Maybe I’m wrong and FanGraphs and BP will be right, but I’m expecting big things out of Rafael Defers in 2021. He arrived at camp in good shape, he’s got his father-figure manager back, and he’s had a full off-season to train and will have a regular spring training to get things going. And even without all that stuff, he did manage to put things together in 2020, though by then it was too late to save his final slash line.

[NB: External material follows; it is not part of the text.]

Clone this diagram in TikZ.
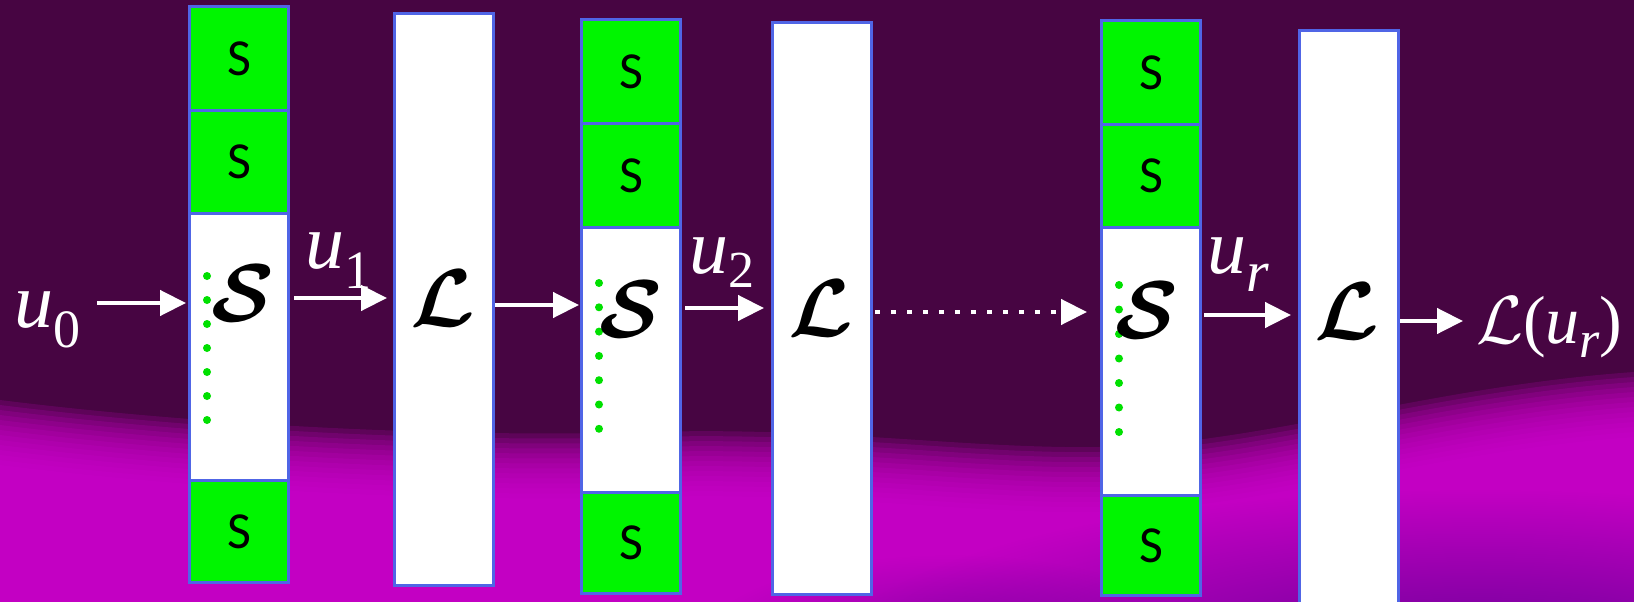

Devers isn’t necessarily the key to whether or not the Red Sox have a successful 2021 season. They can be just fine if he’s his 2020 self again, if BP is right and he’s a slightly above average bat with a bad glove. But if Devers is a borderline MVP again, this lineup takes on a heftier bent, and the 2021 Red Sox will be more competitive, have a better shot at a playoff spot, and will generate more and better smily GIFs of Devers in the dugout, in addition to all the delightfully weird faces he makes while hitting. Now we’ve finally got to what’s important here, right people?
I don’t know about you but I can’t wait to see what the young guy can do this year. And when it comes to those projections, any of them, I’ll take the over.